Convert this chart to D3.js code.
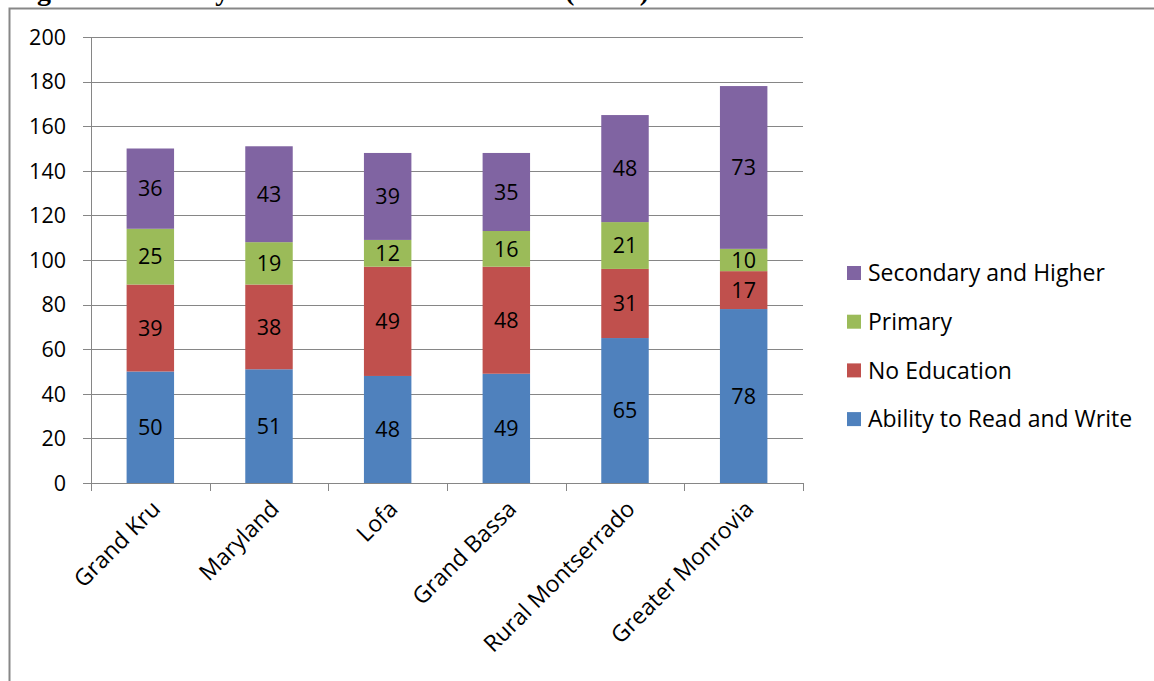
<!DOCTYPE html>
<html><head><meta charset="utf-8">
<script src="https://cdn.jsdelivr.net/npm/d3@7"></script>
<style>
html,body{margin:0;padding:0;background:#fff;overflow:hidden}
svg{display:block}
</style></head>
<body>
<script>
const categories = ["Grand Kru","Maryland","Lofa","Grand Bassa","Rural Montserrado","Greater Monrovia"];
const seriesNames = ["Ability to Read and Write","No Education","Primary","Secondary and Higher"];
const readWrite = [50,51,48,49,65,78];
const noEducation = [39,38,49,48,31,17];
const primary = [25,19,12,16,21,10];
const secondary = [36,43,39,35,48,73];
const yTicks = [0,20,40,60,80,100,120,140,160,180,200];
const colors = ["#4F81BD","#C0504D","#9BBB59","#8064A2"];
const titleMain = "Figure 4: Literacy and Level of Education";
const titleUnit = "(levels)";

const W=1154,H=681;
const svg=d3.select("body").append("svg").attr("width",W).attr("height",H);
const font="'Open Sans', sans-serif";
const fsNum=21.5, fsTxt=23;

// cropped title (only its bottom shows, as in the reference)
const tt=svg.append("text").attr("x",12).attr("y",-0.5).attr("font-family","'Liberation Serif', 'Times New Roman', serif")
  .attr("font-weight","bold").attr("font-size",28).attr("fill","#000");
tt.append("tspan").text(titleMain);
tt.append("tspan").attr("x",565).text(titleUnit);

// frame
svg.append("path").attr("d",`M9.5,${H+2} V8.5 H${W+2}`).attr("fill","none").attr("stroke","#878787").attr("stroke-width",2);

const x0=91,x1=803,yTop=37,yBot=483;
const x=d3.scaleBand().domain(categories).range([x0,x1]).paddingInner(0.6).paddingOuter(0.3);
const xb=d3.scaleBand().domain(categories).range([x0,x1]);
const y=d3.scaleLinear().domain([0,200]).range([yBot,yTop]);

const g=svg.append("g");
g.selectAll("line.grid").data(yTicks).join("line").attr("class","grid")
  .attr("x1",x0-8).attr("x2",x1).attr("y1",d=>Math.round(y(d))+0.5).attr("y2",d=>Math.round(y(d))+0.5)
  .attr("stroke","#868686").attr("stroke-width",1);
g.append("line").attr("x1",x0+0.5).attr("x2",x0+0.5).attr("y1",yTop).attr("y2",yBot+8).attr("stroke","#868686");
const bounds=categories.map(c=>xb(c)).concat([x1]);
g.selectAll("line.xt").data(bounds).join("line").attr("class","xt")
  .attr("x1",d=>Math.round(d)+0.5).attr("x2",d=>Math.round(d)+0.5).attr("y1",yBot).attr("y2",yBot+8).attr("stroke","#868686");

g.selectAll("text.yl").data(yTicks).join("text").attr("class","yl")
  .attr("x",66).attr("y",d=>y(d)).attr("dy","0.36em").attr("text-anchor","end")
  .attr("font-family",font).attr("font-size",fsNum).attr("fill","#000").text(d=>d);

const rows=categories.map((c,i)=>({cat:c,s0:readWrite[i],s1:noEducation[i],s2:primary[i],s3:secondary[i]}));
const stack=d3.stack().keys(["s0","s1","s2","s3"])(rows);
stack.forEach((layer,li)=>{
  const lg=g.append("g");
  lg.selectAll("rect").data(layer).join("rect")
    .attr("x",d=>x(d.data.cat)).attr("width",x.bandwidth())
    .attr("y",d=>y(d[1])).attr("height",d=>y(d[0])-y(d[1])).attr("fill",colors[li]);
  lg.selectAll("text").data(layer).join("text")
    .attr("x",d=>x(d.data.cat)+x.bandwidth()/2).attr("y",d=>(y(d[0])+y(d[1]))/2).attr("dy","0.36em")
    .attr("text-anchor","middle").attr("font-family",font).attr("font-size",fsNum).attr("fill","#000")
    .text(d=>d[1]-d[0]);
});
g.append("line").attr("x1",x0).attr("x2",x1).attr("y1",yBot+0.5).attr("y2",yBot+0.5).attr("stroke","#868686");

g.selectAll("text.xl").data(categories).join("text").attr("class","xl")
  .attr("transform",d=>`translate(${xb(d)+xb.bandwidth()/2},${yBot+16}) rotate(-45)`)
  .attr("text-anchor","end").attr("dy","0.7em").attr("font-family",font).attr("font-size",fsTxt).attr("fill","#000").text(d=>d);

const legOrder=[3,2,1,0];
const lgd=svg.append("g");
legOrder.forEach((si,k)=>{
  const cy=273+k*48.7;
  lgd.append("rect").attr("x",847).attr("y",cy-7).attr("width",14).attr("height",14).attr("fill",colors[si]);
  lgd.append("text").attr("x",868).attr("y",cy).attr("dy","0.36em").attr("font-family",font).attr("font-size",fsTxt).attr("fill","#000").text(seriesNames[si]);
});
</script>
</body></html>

* * * * * * *

## Directions for this task
The material above must be printed exactly, with its pictures left out.

## Task answer
Convert this chart to D3.js code.
<!DOCTYPE html>
<html><head><meta charset="utf-8">
<script src="https://cdn.jsdelivr.net/npm/d3@7"></script>
<style>
html,body{margin:0;padding:0;background:#fff;overflow:hidden}
svg{display:block}
</style></head>
<body>
<script>
const categories = ["Grand Kru","Maryland","Lofa","Grand Bassa","Rural Montserrado","Greater Monrovia"];
const seriesNames = ["Ability to Read and Write","No Education","Primary","Secondary and Higher"];
const readWrite = [50,51,48,49,65,78];
const noEducation = [39,38,49,48,31,17];
const primary = [25,19,12,16,21,10];
const secondary = [36,43,39,35,48,73];
const yTicks = [0,20,40,60,80,100,120,140,160,180,200];
const colors = ["#4F81BD","#C0504D","#9BBB59","#8064A2"];
const titleMain = "Figure 4: Literacy and Level of Education";
const titleUnit = "(levels)";

const W=1154,H=681;
const svg=d3.select("body").append("svg").attr("width",W).attr("height",H);
const font="'Open Sans', sans-serif";
const fsNum=21.5, fsTxt=23;

// cropped title (only its bottom shows, as in the reference)
const tt=svg.append("text").attr("x",12).attr("y",-0.5).attr("font-family","'Liberation Serif', 'Times New Roman', serif")
  .attr("font-weight","bold").attr("font-size",28).attr("fill","#000");
tt.append("tspan").text(titleMain);
tt.append("tspan").attr("x",565).text(titleUnit);

// frame
svg.append("path").attr("d",`M9.5,${H+2} V8.5 H${W+2}`).attr("fill","none").attr("stroke","#878787").attr("stroke-width",2);

const x0=91,x1=803,yTop=37,yBot=483;
const x=d3.scaleBand().domain(categories).range([x0,x1]).paddingInner(0.6).paddingOuter(0.3);
const xb=d3.scaleBand().domain(categories).range([x0,x1]);
const y=d3.scaleLinear().domain([0,200]).range([yBot,yTop]);

const g=svg.append("g");
g.selectAll("line.grid").data(yTicks).join("line").attr("class","grid")
  .attr("x1",x0-8).attr("x2",x1).attr("y1",d=>Math.round(y(d))+0.5).attr("y2",d=>Math.round(y(d))+0.5)
  .attr("stroke","#868686").attr("stroke-width",1);
g.append("line").attr("x1",x0+0.5).attr("x2",x0+0.5).attr("y1",yTop).attr("y2",yBot+8).attr("stroke","#868686");
const bounds=categories.map(c=>xb(c)).concat([x1]);
g.selectAll("line.xt").data(bounds).join("line").attr("class","xt")
  .attr("x1",d=>Math.round(d)+0.5).attr("x2",d=>Math.round(d)+0.5).attr("y1",yBot).attr("y2",yBot+8).attr("stroke","#868686");

g.selectAll("text.yl").data(yTicks).join("text").attr("class","yl")
  .attr("x",66).attr("y",d=>y(d)).attr("dy","0.36em").attr("text-anchor","end")
  .attr("font-family",font).attr("font-size",fsNum).attr("fill","#000").text(d=>d);

const rows=categories.map((c,i)=>({cat:c,s0:readWrite[i],s1:noEducation[i],s2:primary[i],s3:secondary[i]}));
const stack=d3.stack().keys(["s0","s1","s2","s3"])(rows);
stack.forEach((layer,li)=>{
  const lg=g.append("g");
  lg.selectAll("rect").data(layer).join("rect")
    .attr("x",d=>x(d.data.cat)).attr("width",x.bandwidth())
    .attr("y",d=>y(d[1])).attr("height",d=>y(d[0])-y(d[1])).attr("fill",colors[li]);
  lg.selectAll("text").data(layer).join("text")
    .attr("x",d=>x(d.data.cat)+x.bandwidth()/2).attr("y",d=>(y(d[0])+y(d[1]))/2).attr("dy","0.36em")
    .attr("text-anchor","middle").attr("font-family",font).attr("font-size",fsNum).attr("fill","#000")
    .text(d=>d[1]-d[0]);
});
g.append("line").attr("x1",x0).attr("x2",x1).attr("y1",yBot+0.5).attr("y2",yBot+0.5).attr("stroke","#868686");

g.selectAll("text.xl").data(categories).join("text").attr("class","xl")
  .attr("transform",d=>`translate(${xb(d)+xb.bandwidth()/2},${yBot+16}) rotate(-45)`)
  .attr("text-anchor","end").attr("dy","0.7em").attr("font-family",font).attr("font-size",fsTxt).attr("fill","#000").text(d=>d);

const legOrder=[3,2,1,0];
const lgd=svg.append("g");
legOrder.forEach((si,k)=>{
  const cy=273+k*48.7;
  lgd.append("rect").attr("x",847).attr("y",cy-7).attr("width",14).attr("height",14).attr("fill",colors[si]);
  lgd.append("text").attr("x",868).attr("y",cy).attr("dy","0.36em").attr("font-family",font).attr("font-size",fsTxt).attr("fill","#000").text(seriesNames[si]);
});
</script>
</body></html>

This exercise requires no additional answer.